Data extracted from a collection

○ ○ ○ ○

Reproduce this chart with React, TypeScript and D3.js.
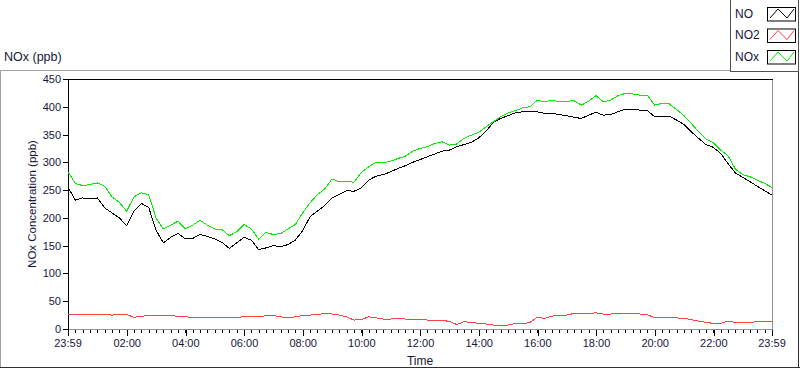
import React from 'react';
import * as d3 from 'd3';

// readings every 15 minutes, starting at 23:59 the day before
const noValues = [
  255, 232, 236, 234, 236, 218, 209, 200, 186, 212, 226, 219, 178, 155, 165, 172,
  162, 163, 170, 167, 162, 156, 145, 155, 165, 160, 143, 146, 150, 148, 152, 160,
  177, 202, 212, 222, 236, 242, 249, 248, 254, 268, 275, 278, 283, 289, 294, 300,
  305, 310, 315, 320, 322, 328, 332, 336, 344, 356, 372, 379, 384, 389, 391, 392,
  391, 388, 388, 386, 384, 381, 379, 385, 390, 385, 386, 391, 396, 396, 394, 393,
  382, 383, 383, 376, 368, 355, 343, 332, 327, 316, 298, 281, 273, 265, 257, 249,
  241
];
const no2Values = [
  27, 26, 26, 27, 26, 26, 25, 26, 26, 21, 23, 24, 24, 25, 24, 23,
  22, 21, 20, 20, 20, 20, 21, 21, 22, 23, 22, 24, 24, 22, 20, 22,
  24, 25, 26, 28, 27, 25, 22, 16, 17, 22, 20, 18, 18, 19, 18, 18,
  18, 16, 16, 15, 14, 8, 13, 12, 10, 9, 7, 6, 7, 10, 9, 12,
  21, 19, 23, 25, 25, 28, 27, 28, 29, 27, 27, 28, 28, 28, 27, 26,
  20, 21, 21, 20, 19, 17, 14, 12, 10, 10, 14, 12, 12, 12, 13, 13,
  14
];
const noxValues = [
  283, 262, 258, 260, 263, 257, 238, 228, 212, 238, 245, 242, 200, 180, 187, 194,
  180, 187, 196, 187, 180, 179, 168, 175, 188, 180, 162, 174, 170, 172, 180, 188,
  209, 227, 242, 252, 270, 265, 266, 264, 282, 292, 300, 299, 302, 307, 311, 320,
  325, 328, 334, 337, 331, 333, 343, 349, 354, 364, 373, 382, 389, 393, 398, 400,
  412, 409, 412, 409, 410, 411, 403, 410, 420, 409, 412, 420, 424, 423, 421, 421,
  403, 406, 405, 395, 384, 370, 355, 342, 335, 322, 312, 288, 278, 274, 268, 262,
  255
];
const timeLabels = ['23:59', '02:00', '04:00', '06:00', '08:00', '10:00', '12:00',
  '14:00', '16:00', '18:00', '20:00', '22:00', '23:59'];
const yTicks = [0, 50, 100, 150, 200, 250, 300, 350, 400, 450];
const seriesNames = ['NO', 'NO2', 'NOx'];
const seriesColors = ['#000000', '#ff4040', '#00ee00'];

const FONT = '"Liberation Sans", Arial, sans-serif';
const TEXT = '#16163a';

export default function App() {
  const W = 800, H = 369;
  const plot = { left: 68, top: 79, right: 772, bottom: 329 };

  const start = new Date(2020, 0, 0, 23, 59);
  const end = new Date(2020, 0, 1, 23, 59);
  const x = d3.scaleTime().domain([start, end]).range([plot.left, plot.right]);
  const y = d3.scaleLinear().domain([0, 450]).range([plot.bottom, plot.top]);

  const times = noValues.map((_, i) => d3.timeMinute.offset(start, i * 15));
  const allSeries = [noValues, no2Values, noxValues];

  const line = d3.line<number>()
    .x((_, i) => x(times[i]))
    .y(d => y(d));

  const tickDates = timeLabels.map((l, i) => {
    const [h, m] = l.split(':').map(Number);
    return new Date(2020, 0, i === 0 ? 0 : 1, h, m);
  });
  const minorTicks = d3.range(0, 1441, 15).map(m => d3.timeMinute.offset(start, m));

  const legendRows = [7, 28.5, 50];

  return (
    <svg width={W} height={H} style={{ position: 'absolute', left: 0, top: 0, background: '#fff' }}>
      <defs>
        <clipPath id="plotclip">
          <rect x={plot.left} y={plot.top} width={plot.right - plot.left} height={plot.bottom - plot.top} />
        </clipPath>
      </defs>

      {/* outer frame */}
      <line x1={0.5} y1={70.5} x2={730} y2={70.5} stroke="#a0a0a0" />
      <line x1={0.5} y1={70.5} x2={0.5} y2={368} stroke="#a0a0a0" />
      <line x1={0} y1={367.5} x2={800} y2={367.5} stroke="#303030" />
      <line x1={798.5} y1={72} x2={798.5} y2={368} stroke="#303030" />

      <text x={4} y={61} fontFamily={FONT} fontSize={12.5} fill={TEXT}>NOx (ppb)</text>

      {/* legend */}
      <rect x={730.5} y={-1} width={68} height={72.5} fill="#fff" stroke="#505050" />
      {seriesNames.map((name, i) => {
        const top = legendRows[i];
        return (
          <g key={name}>
            <text x={735} y={top + 10.5} fontFamily={FONT} fontSize={12} fill={TEXT}>{name}</text>
            <rect x={767.5} y={top + 0.5} width={28} height={13.5} fill="#fff" stroke="#000" />
            <polyline
              points={`770,${top + 11} 778,${top + 2} 787,${top + 11} 794,${top + 2}`}
              fill="none" stroke={seriesColors[i]} strokeWidth={1} />
          </g>
        );
      })}

      {/* plot frame */}
      <rect x={plot.left} y={plot.top} width={plot.right - plot.left} height={plot.bottom - plot.top} fill="#fff" />
      <line x1={plot.right + 0.5} y1={plot.top} x2={plot.right + 0.5} y2={plot.bottom + 1} stroke="#909090" />
      <line x1={plot.left} y1={plot.bottom + 0.5} x2={plot.right + 1} y2={plot.bottom + 0.5} stroke="#909090" />
      <line x1={plot.left} y1={plot.top + 0.5} x2={plot.right + 1} y2={plot.top + 0.5} stroke="#000" />
      <line x1={plot.left + 0.5} y1={plot.top} x2={plot.left + 0.5} y2={plot.bottom + 1} stroke="#000" />

      {/* y axis */}
      {yTicks.map(t => (
        <g key={t}>
          <line x1={plot.left - 5} x2={plot.left} y1={Math.round(y(t)) + 0.5} y2={Math.round(y(t)) + 0.5} stroke="#000" />
          <text x={plot.left - 7} y={y(t) + 4} textAnchor="end" fontFamily={FONT} fontSize={11} fill={TEXT}>{t}</text>
        </g>
      ))}
      <text transform={`translate(36,${(plot.top + plot.bottom) / 2}) rotate(-90)`} textAnchor="middle"
        fontFamily={FONT} fontSize={11.5} fill={TEXT}>NOx Concentration (ppb)</text>

      {/* x axis */}
      {minorTicks.map((d, i) => (
        <line key={i} x1={Math.round(x(d)) + 0.5} x2={Math.round(x(d)) + 0.5} y1={plot.bottom + 1} y2={plot.bottom + 4} stroke="#000" />
      ))}
      {tickDates.map((d, i) => (
        <g key={i}>
          <line x1={Math.round(x(d)) + 0.5} x2={Math.round(x(d)) + 0.5} y1={plot.bottom + 1} y2={plot.bottom + 7} stroke="#000" />
          <text x={x(d)} y={plot.bottom + 18} textAnchor="middle" fontFamily={FONT} fontSize={11} fill={TEXT}>{timeLabels[i]}</text>
        </g>
      ))}
      <text x={(plot.left + plot.right) / 2} y={365} textAnchor="middle" fontFamily={FONT} fontSize={12} fill={TEXT}>Time</text>

      {/* series */}
      <g clipPath="url(#plotclip)">
        {allSeries.map((vals, i) => (
          <path key={seriesNames[i]} d={line(vals) || ''} fill="none" stroke={seriesColors[i]}
            strokeWidth={1} shapeRendering="crispEdges" />
        ))}
      </g>
    </svg>
  );
}
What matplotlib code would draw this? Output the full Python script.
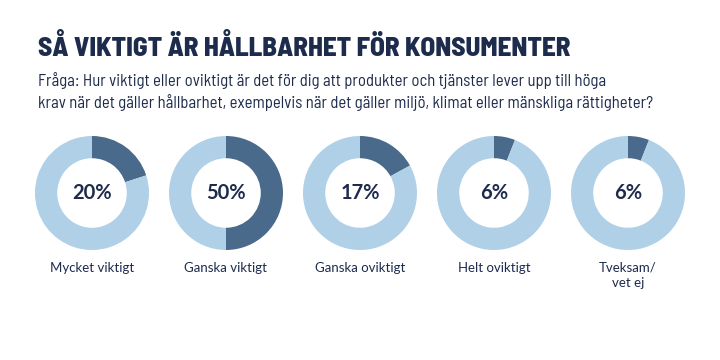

○ ○ ○ ○

Images must not appear in the copy; reproduce everything else in the records verbatim.

• **SOLUTION**:
Reproduce this chart with React, TypeScript and D3.js.
import React from 'react';
import * as d3 from 'd3';

// readings every 15 minutes, starting at 23:59 the day before
const noValues = [
  255, 232, 236, 234, 236, 218, 209, 200, 186, 212, 226, 219, 178, 155, 165, 172,
  162, 163, 170, 167, 162, 156, 145, 155, 165, 160, 143, 146, 150, 148, 152, 160,
  177, 202, 212, 222, 236, 242, 249, 248, 254, 268, 275, 278, 283, 289, 294, 300,
  305, 310, 315, 320, 322, 328, 332, 336, 344, 356, 372, 379, 384, 389, 391, 392,
  391, 388, 388, 386, 384, 381, 379, 385, 390, 385, 386, 391, 396, 396, 394, 393,
  382, 383, 383, 376, 368, 355, 343, 332, 327, 316, 298, 281, 273, 265, 257, 249,
  241
];
const no2Values = [
  27, 26, 26, 27, 26, 26, 25, 26, 26, 21, 23, 24, 24, 25, 24, 23,
  22, 21, 20, 20, 20, 20, 21, 21, 22, 23, 22, 24, 24, 22, 20, 22,
  24, 25, 26, 28, 27, 25, 22, 16, 17, 22, 20, 18, 18, 19, 18, 18,
  18, 16, 16, 15, 14, 8, 13, 12, 10, 9, 7, 6, 7, 10, 9, 12,
  21, 19, 23, 25, 25, 28, 27, 28, 29, 27, 27, 28, 28, 28, 27, 26,
  20, 21, 21, 20, 19, 17, 14, 12, 10, 10, 14, 12, 12, 12, 13, 13,
  14
];
const noxValues = [
  283, 262, 258, 260, 263, 257, 238, 228, 212, 238, 245, 242, 200, 180, 187, 194,
  180, 187, 196, 187, 180, 179, 168, 175, 188, 180, 162, 174, 170, 172, 180, 188,
  209, 227, 242, 252, 270, 265, 266, 264, 282, 292, 300, 299, 302, 307, 311, 320,
  325, 328, 334, 337, 331, 333, 343, 349, 354, 364, 373, 382, 389, 393, 398, 400,
  412, 409, 412, 409, 410, 411, 403, 410, 420, 409, 412, 420, 424, 423, 421, 421,
  403, 406, 405, 395, 384, 370, 355, 342, 335, 322, 312, 288, 278, 274, 268, 262,
  255
];
const timeLabels = ['23:59', '02:00', '04:00', '06:00', '08:00', '10:00', '12:00',
  '14:00', '16:00', '18:00', '20:00', '22:00', '23:59'];
const yTicks = [0, 50, 100, 150, 200, 250, 300, 350, 400, 450];
const seriesNames = ['NO', 'NO2', 'NOx'];
const seriesColors = ['#000000', '#ff4040', '#00ee00'];

const FONT = '"Liberation Sans", Arial, sans-serif';
const TEXT = '#16163a';

export default function App() {
  const W = 800, H = 369;
  const plot = { left: 68, top: 79, right: 772, bottom: 329 };

  const start = new Date(2020, 0, 0, 23, 59);
  const end = new Date(2020, 0, 1, 23, 59);
  const x = d3.scaleTime().domain([start, end]).range([plot.left, plot.right]);
  const y = d3.scaleLinear().domain([0, 450]).range([plot.bottom, plot.top]);

  const times = noValues.map((_, i) => d3.timeMinute.offset(start, i * 15));
  const allSeries = [noValues, no2Values, noxValues];

  const line = d3.line<number>()
    .x((_, i) => x(times[i]))
    .y(d => y(d));

  const tickDates = timeLabels.map((l, i) => {
    const [h, m] = l.split(':').map(Number);
    return new Date(2020, 0, i === 0 ? 0 : 1, h, m);
  });
  const minorTicks = d3.range(0, 1441, 15).map(m => d3.timeMinute.offset(start, m));

  const legendRows = [7, 28.5, 50];

  return (
    <svg width={W} height={H} style={{ position: 'absolute', left: 0, top: 0, background: '#fff' }}>
      <defs>
        <clipPath id="plotclip">
          <rect x={plot.left} y={plot.top} width={plot.right - plot.left} height={plot.bottom - plot.top} />
        </clipPath>
      </defs>

      {/* outer frame */}
      <line x1={0.5} y1={70.5} x2={730} y2={70.5} stroke="#a0a0a0" />
      <line x1={0.5} y1={70.5} x2={0.5} y2={368} stroke="#a0a0a0" />
      <line x1={0} y1={367.5} x2={800} y2={367.5} stroke="#303030" />
      <line x1={798.5} y1={72} x2={798.5} y2={368} stroke="#303030" />

      <text x={4} y={61} fontFamily={FONT} fontSize={12.5} fill={TEXT}>NOx (ppb)</text>

      {/* legend */}
      <rect x={730.5} y={-1} width={68} height={72.5} fill="#fff" stroke="#505050" />
      {seriesNames.map((name, i) => {
        const top = legendRows[i];
        return (
          <g key={name}>
            <text x={735} y={top + 10.5} fontFamily={FONT} fontSize={12} fill={TEXT}>{name}</text>
            <rect x={767.5} y={top + 0.5} width={28} height={13.5} fill="#fff" stroke="#000" />
            <polyline
              points={`770,${top + 11} 778,${top + 2} 787,${top + 11} 794,${top + 2}`}
              fill="none" stroke={seriesColors[i]} strokeWidth={1} />
          </g>
        );
      })}

      {/* plot frame */}
      <rect x={plot.left} y={plot.top} width={plot.right - plot.left} height={plot.bottom - plot.top} fill="#fff" />
      <line x1={plot.right + 0.5} y1={plot.top} x2={plot.right + 0.5} y2={plot.bottom + 1} stroke="#909090" />
      <line x1={plot.left} y1={plot.bottom + 0.5} x2={plot.right + 1} y2={plot.bottom + 0.5} stroke="#909090" />
      <line x1={plot.left} y1={plot.top + 0.5} x2={plot.right + 1} y2={plot.top + 0.5} stroke="#000" />
      <line x1={plot.left + 0.5} y1={plot.top} x2={plot.left + 0.5} y2={plot.bottom + 1} stroke="#000" />

      {/* y axis */}
      {yTicks.map(t => (
        <g key={t}>
          <line x1={plot.left - 5} x2={plot.left} y1={Math.round(y(t)) + 0.5} y2={Math.round(y(t)) + 0.5} stroke="#000" />
          <text x={plot.left - 7} y={y(t) + 4} textAnchor="end" fontFamily={FONT} fontSize={11} fill={TEXT}>{t}</text>
        </g>
      ))}
      <text transform={`translate(36,${(plot.top + plot.bottom) / 2}) rotate(-90)`} textAnchor="middle"
        fontFamily={FONT} fontSize={11.5} fill={TEXT}>NOx Concentration (ppb)</text>

      {/* x axis */}
      {minorTicks.map((d, i) => (
        <line key={i} x1={Math.round(x(d)) + 0.5} x2={Math.round(x(d)) + 0.5} y1={plot.bottom + 1} y2={plot.bottom + 4} stroke="#000" />
      ))}
      {tickDates.map((d, i) => (
        <g key={i}>
          <line x1={Math.round(x(d)) + 0.5} x2={Math.round(x(d)) + 0.5} y1={plot.bottom + 1} y2={plot.bottom + 7} stroke="#000" />
          <text x={x(d)} y={plot.bottom + 18} textAnchor="middle" fontFamily={FONT} fontSize={11} fill={TEXT}>{timeLabels[i]}</text>
        </g>
      ))}
      <text x={(plot.left + plot.right) / 2} y={365} textAnchor="middle" fontFamily={FONT} fontSize={12} fill={TEXT}>Time</text>

      {/* series */}
      <g clipPath="url(#plotclip)">
        {allSeries.map((vals, i) => (
          <path key={seriesNames[i]} d={line(vals) || ''} fill="none" stroke={seriesColors[i]}
            strokeWidth={1} shapeRendering="crispEdges" />
        ))}
      </g>
    </svg>
  );
}
What matplotlib code would draw this? Output the full Python script.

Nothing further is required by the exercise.